Somebody Kill Me

"you're going to a mental institution"

Jesus Fuck am I bored. I need human contact so damn badly.I'm thinking about something someone told me, a "simple human truth"... And you know that feeling when you are convinced there is one person you are missing, and you would be so fucking blissfully happy if you only had that one person but you're not going to do anything about it cuz God knows that would be the end of it right there. You even know who that person is, and you know where that person is, and how to get that person nearer to you, at least physically, though not sexually which is another story altogether (and why so much gayness, gay sex bla bla if you're not gay? based on that how do you figure you're not gay?) You know, you remember vividly. what kind of coollision would you make with this person what kind of wild could you would you make would you be? You want to give all and you want to give none. you know. you know. I know. How it works- this. One will want. One will receive. One is there out of convenience. The other out of ..what feels so much like love. This is such a joke.

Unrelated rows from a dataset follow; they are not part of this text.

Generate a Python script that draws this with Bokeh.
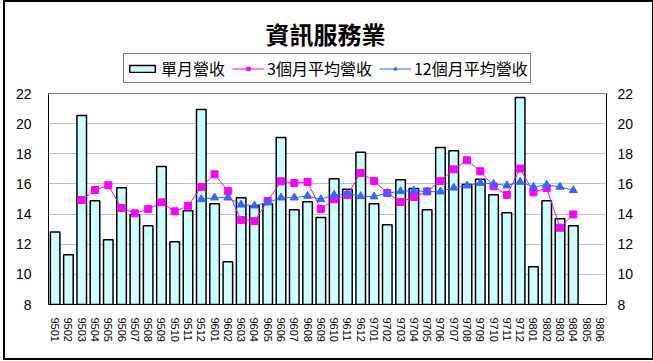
from bokeh.plotting import figure
from bokeh.models import (ColumnDataSource, FactorRange, Range1d, LinearAxis,
                          FixedTicker, Legend, LegendItem, Label, Span)
from bokeh.embed import file_html
from bokeh.resources import INLINE

title = "資訊服務業"
months = ["9501", "9502", "9503", "9504", "9505", "9506", "9507", "9508", "9509", "9510", "9511", "9512",
          "9601", "9602", "9603", "9604", "9605", "9606", "9607", "9608", "9609", "9610", "9611", "9612",
          "9701", "9702", "9703", "9704", "9705", "9706", "9707", "9708", "9709", "9710", "9711", "9712",
          "9801", "9802", "9803", "9804", "9805", "9806"]
monthly = [12.81, 11.30, 20.54, 14.89, 12.30, 15.75, 13.96, 13.23, 17.15, 12.16, 14.22, 20.94,
           14.69, 10.83, 15.09, 14.56, 14.69, 19.08, 14.29, 14.82, 13.78, 16.35, 15.64, 18.10,
           14.69, 13.29, 16.28, 15.69, 14.29, 18.41, 18.21, 15.97, 16.31, 15.29, 14.09, 21.73,
           10.50, 14.89, 13.69, 13.23]
avg3 = [14.93, 15.60, 15.91, 14.40, 14.05, 14.33, 14.78, 14.18, 14.53, 15.80,
        16.64, 15.53, 13.60, 13.53, 14.87, 16.17, 16.06, 16.13, 14.33, 14.98, 15.27, 16.73,
        16.20, 15.40, 14.80, 15.13, 15.50, 16.20, 16.97, 17.57, 16.84, 15.84, 15.27, 17.02,
        15.44, 15.73, 13.09, 13.98]
avg12 = [14.98,
         15.09, 15.09, 14.62, 14.56, 14.76, 15.09, 15.09, 15.20, 14.98, 15.27, 15.36, 15.18,
         15.16, 15.40, 15.51, 15.55, 15.49, 15.49, 15.75, 15.89, 16.06, 16.00, 15.89, 16.13,
         15.80, 15.93, 15.80, 15.58]
y_min, y_max = 8, 22
y_ticks = [8, 10, 12, 14, 16, 18, 20, 22]
legend_labels = ["單月營收", "3個月平均營收", "12個月平均營收"]

avg3_months = months[2:2 + len(avg3)]
avg12_months = months[11:11 + len(avg12)]

# plot frame extends up to the canvas top so that title and legend sit inside it;
# the value axis itself spans 8..22 (about 15.07 px per unit, 91 px of headroom)
headroom = 91 / 15.07

p = figure(x_range=FactorRange(factors=months, range_padding=0),
           y_range=Range1d(y_min, y_max + headroom), width=651, height=360,
           output_backend="svg", toolbar_location=None,
           min_border_left=43, min_border_right=50, min_border_top=0, min_border_bottom=58)
p.styles = {"border": "2px solid black", "margin-left": "3px"}
p.background_fill_color = "white"
p.border_fill_color = "white"
p.outline_line_color = None

src_bar = ColumnDataSource(dict(x=months[:len(monthly)], y=monthly))
bars = p.vbar(x="x", top="y", bottom=y_min, width=0.72, source=src_bar,
              fill_color="#CCFFFF", line_color="black", line_width=1.5)

src3 = ColumnDataSource(dict(x=avg3_months, y=avg3))
l3 = p.line("x", "y", source=src3, line_color="#FF00FF", line_width=1)
s3 = p.scatter("x", "y", source=src3, marker="square", size=7,
               fill_color="#FF00FF", line_color="#FF00FF")

src12 = ColumnDataSource(dict(x=avg12_months, y=avg12))
l12 = p.line("x", "y", source=src12, line_color="#3366FF", line_width=1)
s12 = p.scatter("x", "y", source=src12, marker="triangle", size=8,
                fill_color="#3366FF", line_color="#3366FF")

p.xgrid.grid_line_color = None
p.ygrid.ticker = FixedTicker(ticks=y_ticks[1:-1])
p.ygrid.grid_line_color = "#C0C0C0"
p.add_layout(Span(location=y_max, dimension="width", line_color="#808080", line_width=1))

xa = p.xaxis[0]
xa.major_label_orientation = "vertical"
xa.major_label_text_font = "Liberation Sans"
xa.major_label_text_font_size = "11px"
xa.major_label_text_color = "black"
xa.major_tick_out = 0
xa.major_tick_in = 0
xa.major_label_standoff = 13
xa.axis_line_color = "black"

def style_y(ax, standoff):
    ax.ticker = FixedTicker(ticks=y_ticks)
    ax.bounds = (y_min, y_max)
    ax.major_label_text_font = "Liberation Sans"
    ax.major_label_text_font_size = "14px"
    ax.major_label_text_color = "black"
    ax.major_tick_out = 0
    ax.major_tick_in = 0
    ax.minor_tick_out = 0
    ax.minor_tick_in = 0
    ax.major_label_standoff = standoff
    ax.axis_line_color = "black"

style_y(p.yaxis[0], 17)
ra = LinearAxis()
style_y(ra, 11)
p.add_layout(ra, "right")

legend = Legend(items=[LegendItem(label=legend_labels[0], renderers=[bars]),
                       LegendItem(label=legend_labels[1], renderers=[l3, s3]),
                       LegendItem(label=legend_labels[2], renderers=[l12, s12])],
                orientation="horizontal", location=(75, 221),
                label_text_font="Noto Sans CJK TC", label_text_font_size="16px",
                label_text_color="black",
                glyph_width=32, glyph_height=9, label_height=17, label_standoff=3,
                spacing=7, padding=2, margin=0,
                border_line_color="black", border_line_width=1,
                background_fill_color="white", background_fill_alpha=1)
p.add_layout(legend, "center")

p.add_layout(Label(x=277, y=271, x_units="screen", y_units="screen", text=title,
                   text_align="center", text_baseline="middle",
                   text_font="Noto Sans CJK TC", text_font_size="24px",
                   text_font_style="bold", text_color="black"))

open("out.html", "w").write(file_html(p, INLINE))
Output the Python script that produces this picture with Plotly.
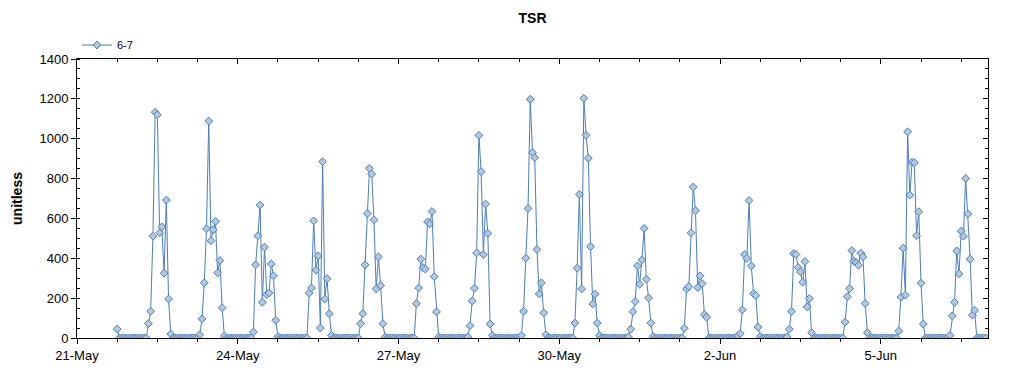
import pandas as pd
import plotly.graph_objects as go

# ---- data (hourly readings, zero outside the listed daylight hours) ----
series_start = "2024-05-21 18:00"
series_end = "2024-06-06 23:00"

day_dates = ["2024-05-21", "2024-05-22", "2024-05-23", "2024-05-24", "2024-05-25",
             "2024-05-26", "2024-05-27", "2024-05-28", "2024-05-29", "2024-05-30",
             "2024-05-31", "2024-06-01", "2024-06-02", "2024-06-03", "2024-06-04",
             "2024-06-05", "2024-06-06"]
first_hour = [18, 8, 7, 7, 8, 7, 8, 7, 7, 7, 7, 8, 8, 6, 8, 8, 7]

may21 = [45]
may22 = [72, 134, 511, 1133, 1120, 528, 558, 325, 692, 196, 20]
may23 = [17, 96, 277, 548, 1089, 488, 543, 585, 327, 389, 152, 10]
may24 = [30, 367, 513, 667, 179, 456, 218, 226, 372, 312, 89, 8]
may25 = [226, 251, 588, 340, 412, 50, 885, 196, 298, 122, 13]
may26 = [72, 122, 367, 625, 851, 823, 593, 246, 407, 263, 72, 5]
may27 = [173, 251, 396, 353, 346, 583, 573, 635, 308, 131, 5]
may28 = [5, 62, 186, 250, 427, 1017, 835, 419, 672, 525, 70, 13]
may29 = [13, 134, 401, 650, 1198, 930, 905, 444, 221, 277, 126, 17]
may30 = [75, 350, 721, 246, 1203, 1017, 902, 459, 171, 220, 75, 13]
may31 = [5, 44, 132, 183, 362, 270, 392, 550, 295, 201, 75, 8]
jun01 = [49, 246, 258, 528, 758, 639, 253, 312, 273, 117, 104]
jun02 = [12, 22, 141, 419, 399, 690, 362, 223, 213, 55, 8]
jun03 = [5, 44, 134, 424, 419, 354, 332, 280, 384, 156, 198, 27]
jun04 = [80, 208, 248, 439, 385, 379, 365, 426, 407, 173, 27]
jun05 = [35, 205, 451, 215, 1035, 717, 882, 880, 513, 634, 275, 70]
jun06 = [13, 111, 179, 437, 322, 536, 511, 801, 623, 396, 114, 139]

day_values = [may21, may22, may23, may24, may25, may26, may27, may28, may29,
              may30, may31, jun01, jun02, jun03, jun04, jun05, jun06]

x_range = ["2024-05-21", "2024-06-07"]
y_range = [0, 1400]

idx = pd.date_range(series_start, series_end, freq="h")
vals = pd.Series(0.0, index=idx)
for d, h, v in zip(day_dates, first_hour, day_values):
    t0 = pd.Timestamp(d) + pd.Timedelta(hours=h)
    t1 = t0 + pd.Timedelta(hours=len(v) - 1)
    vals.loc[t0:t1] = v

LINE = "#4a7ebb"
FILL = "#b3c7dd"
DAY = 86400000

fig = go.Figure()
fig.add_trace(go.Scatter(
    x=vals.index, y=vals.values, mode="lines+markers", name="6-7",
    line=dict(color=LINE, width=1),
    marker=dict(symbol="diamond", size=6, color=FILL, line=dict(color=LINE, width=1)),
))
# empty helper trace so the mirrored (top/right) axes are drawn
fig.add_trace(go.Scatter(x=[], y=[], xaxis="x2", yaxis="y2", showlegend=False,
                         hoverinfo="skip"))

axis_common = dict(showgrid=False, zeroline=False, showline=True,
                   linecolor="black", linewidth=1, tickcolor="black")

# the page body adds an 8px offset, so the figure is 1016x367 with shifted margins
fig.update_layout(
    width=1016, height=367,
    margin=dict(l=69, r=36, t=51, b=37, autoexpand=False),
    paper_bgcolor="white", plot_bgcolor="white",
    font=dict(family="Liberation Sans, Arial, sans-serif", size=13, color="black"),
    title=dict(text="<b>TSR</b>", xref="paper", x=0.5, xanchor="center",
               yref="container", y=1 - 10 / 367, yanchor="middle",
               font=dict(size=14, color="black")),
    showlegend=True,
    legend=dict(x=0, y=1.05, xanchor="left", yanchor="middle",
                orientation="h", font=dict(size=11), bgcolor="rgba(0,0,0,0)"),
    xaxis=dict(type="date", range=x_range, tickformat="%-d-%b",
               tick0="2024-05-21", dtick=3 * DAY, ticks="outside", ticklen=5,
               minor=dict(tick0="2024-05-21", dtick=18 * 3600000, ticks="outside",
                          ticklen=3, tickcolor="black", showgrid=False),
               tickfont=dict(size=13), **axis_common),
    yaxis=dict(range=y_range, dtick=200, ticks="outside", ticklen=5,
               minor=dict(dtick=50, ticks="inside", ticklen=3, tickcolor="black",
                          showgrid=False),
               title=dict(text="<b>unitless</b>", font=dict(size=14), standoff=13),
               tickfont=dict(size=13), **axis_common),
    xaxis2=dict(type="date", range=x_range, overlaying="x", side="top", anchor="y2",
                tick0="2024-05-21", dtick=3 * DAY, ticks="inside", ticklen=5,
                showticklabels=False,
                minor=dict(tick0="2024-05-21", dtick=18 * 3600000, ticks="inside",
                           ticklen=3, tickcolor="black", showgrid=False),
                **axis_common),
    yaxis2=dict(range=y_range, overlaying="y", side="right", anchor="x2",
                dtick=200, ticks="inside", ticklen=5, showticklabels=False,
                minor=dict(dtick=50, ticks="inside", ticklen=3, tickcolor="black",
                           showgrid=False),
                **axis_common),
)

fig.write_html("out.html")
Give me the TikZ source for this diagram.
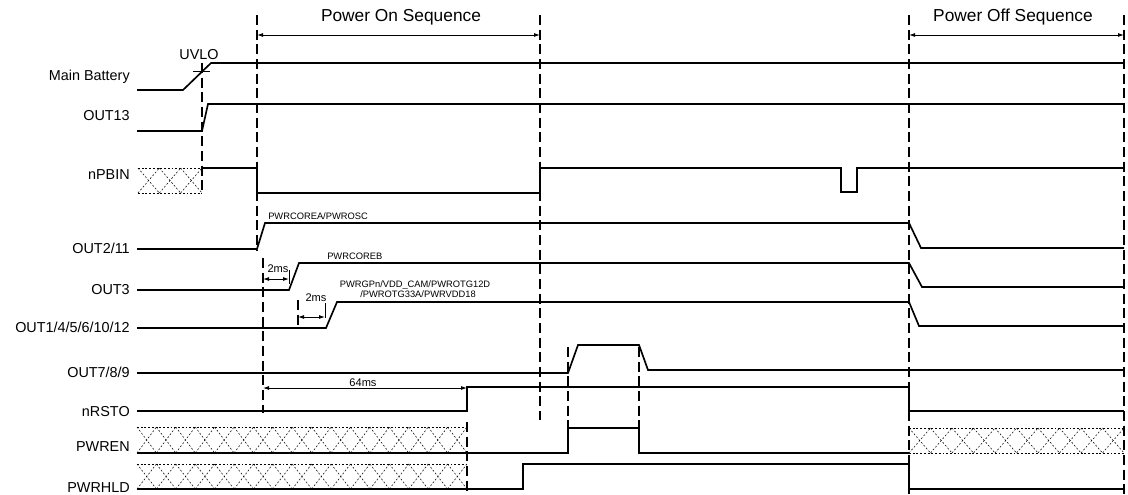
\documentclass[tikz,border=0pt]{standalone}
\usepackage{fontspec}
\setmainfont{Liberation Sans}
\usetikzlibrary{arrows.meta}

\tikzset{
  signal/.style={line width=1.25pt},
  guide/.style={line width=0.85pt, dash pattern=on 7.5pt off 3.5pt},
  hatch/.style={line width=0.4pt, dash pattern=on 1.4pt off 1.4pt},
  dimarrow/.style={line width=0.7pt, {Latex[length=4.5pt,width=3pt]}-{Latex[length=4.5pt,width=3pt]}},
  siglabel/.style={anchor=base east, inner sep=0pt, font=\fontsize{10.8}{12}\selectfont},
  seqtitle/.style={anchor=base, inner sep=0pt, font=\fontsize{13}{15}\selectfont},
  railtext/.style={anchor=base west, inner sep=0pt, font=\fontsize{7}{8}\selectfont},
  gaptext/.style={anchor=base, inner sep=0pt, font=\fontsize{8.3}{9}\selectfont},
}

% crossed box for an undefined level
\newcommand{\hatchbox}[5]{%
  \draw[hatch] (#1,#3) -- (#2,#3) (#1,#4) -- (#2,#4);
  \pgfmathsetmacro\cellw{(#2-#1)/#5}
  \foreach \k in {1,...,#5} {
    \draw[hatch] ({#1+(\k-1)*\cellw},#3) -- ({#1+\k*\cellw},#4);
    \draw[hatch] ({#1+(\k-1)*\cellw},#4) -- ({#1+\k*\cellw},#3);
  }
}

\begin{document}
\begin{tikzpicture}[x=0.75pt, y=-0.75pt]
\useasboundingbox (0,0) rectangle (1128,494);

% signal names
\node[siglabel] (bat) at (130,80) {Main Battery};
\node[siglabel] (out13) at (130,120) {OUT13};
\node[siglabel] (pbin) at (130,179) {nPBIN};
\node[siglabel] (out211) at (130,253) {OUT2/11};
\node[siglabel] (out3) at (130,294) {OUT3};
\node[siglabel] (out1) at (130,332) {OUT1/4/5/6/10/12};
\node[siglabel] (out7) at (130,377) {OUT7/8/9};
\node[siglabel] (rsto) at (130,416) {nRSTO};
\node[siglabel] (pwren) at (130,451) {PWREN};
\node[siglabel] (pwrhld) at (130,492) {PWRHLD};

% sequence marks
\node[seqtitle] (ontitle) at (401,21) {Power On Sequence};
\node[seqtitle] (offtitle) at (1013,21) {Power Off Sequence};
\draw[dimarrow] (257,35) -- (540,35);
\draw[dimarrow] (909,35) -- (1124,35);
\draw[guide] (257,15) -- (257,250);
\draw[guide] (540,15) -- (540,420);
\draw[guide] (909,15) -- (909,494);
\draw[guide] (1124,15) -- (1124,494);

% battery and OUT13
\node[gaptext, font=\fontsize{10.8}{12}\selectfont] (uvlo) at (199,59) {UVLO};
\draw[signal] (137,90) -- (183,90) -- (211,63) -- (1124,63);
\draw[line width=0.7pt] (193,71) -- (210,71);
\draw[guide] (202,63) -- (202,193);
\draw[signal] (137,131) -- (202,131) -- (208,104) -- (1124,104);

% nPBIN
\hatchbox{138}{202}{168}{193}{3}
\draw[signal] (202,168) -- (257,168) -- (257,193) -- (540,193) -- (540,168)
  -- (841,168) -- (841,192) -- (857,192) -- (857,168) -- (1124,168);

% regulators
\node[railtext] (coreA) at (268,219) {PWRCOREA/PWROSC};
\node[railtext] (coreB) at (327,259) {PWRCOREB};
\node[railtext, anchor=base] (gpn) at (415,287) {PWRGPn/VDD\_CAM/PWROTG12D};
\node[railtext, anchor=base] (otg) at (418,297) {/PWROTG33A/PWRVDD18};
\draw[signal] (137,249) -- (257,249) -- (265,223) -- (909,223) -- (921,248) -- (1124,248);
\draw[signal] (137,290) -- (289,290) -- (299,263) -- (909,263) -- (922,287) -- (1124,287);
\draw[signal] (137,328) -- (326,328) -- (337,302) -- (909,302) -- (919,326) -- (1124,326);

% delays
\draw[guide] (263,258) -- (263,413);
\draw[guide] (298,300) -- (298,328);
\draw[line width=0.7pt] (289,270) -- (289,284);
\draw[line width=0.7pt] (325,303) -- (325,318);
\draw[dimarrow] (263,279) -- (289,279);
\draw[dimarrow] (298,317) -- (325,317);
\node[gaptext] (twoA) at (278,272) {2ms};
\node[gaptext] (twoB) at (316,301) {2ms};
\draw[dimarrow] (263,388) -- (467,388);
\node[gaptext] (sixtyfour) at (363,386) {64ms};

% OUT7/8/9 and reset
\draw[guide] (568,347) -- (568,453);
\draw[guide] (639,347) -- (639,453);
\draw[signal] (137,373) -- (568,373) -- (578,345) -- (639,345) -- (648,370) -- (1124,370);
\draw[signal] (137,411) -- (467,411) -- (467,387) -- (909,387) -- (909,411) -- (1124,411);

% PWREN and PWRHLD
\draw[guide] (467,422) -- (467,494);
\hatchbox{137}{467}{427}{453}{17}
\hatchbox{909}{1124}{428}{453}{10}
\draw[signal] (137,453) -- (568,453) -- (568,428) -- (639,428) -- (639,453) -- (909,453);
\hatchbox{137}{467}{464}{489}{17}
\draw[signal] (137,489) -- (523,489) -- (523,464) -- (909,464) -- (909,489) -- (1124,489);
\end{tikzpicture}
\end{document}
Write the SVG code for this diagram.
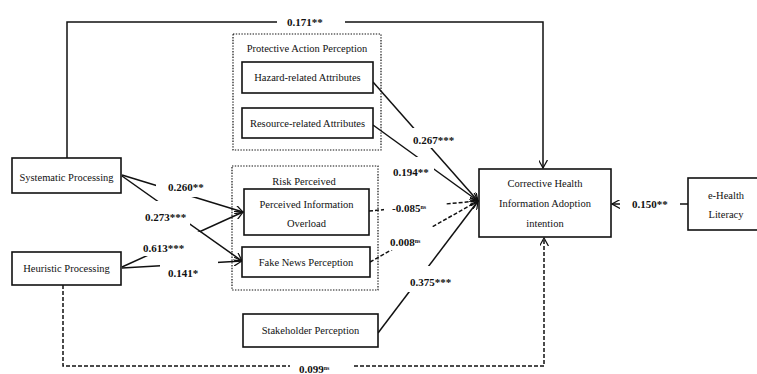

"I SHOUT BUT HE DON'T HEAR, I PUT DOWN ON THE PAGE. DARLING SPARE ME YOUR TEARS, DEAR GOD PLEASE SEND ME THE LIGHT OF DAY"

Totally fucking blew your mind at the time couldn't believe how grand how wholely wanting longing desire you were and you have never felt such urgency, such immediacy and on top of that you had been thrown out of some torrid soul ripping lust fest of your own the likes and intensities and chills and thrills of which you had never known before and were certain you would never know again and this so soon and so seemingly all for you and you are surprised you haven't totally disappeared from this yet I shouldn't write at night. What are you going to do about it? WHAT ARE YOU GOING TO DO ABOUT IT?

"Like I said, I'm saved. From that shit charade of 'I'm sane, I'm sane', cuz I never claimed I wuz."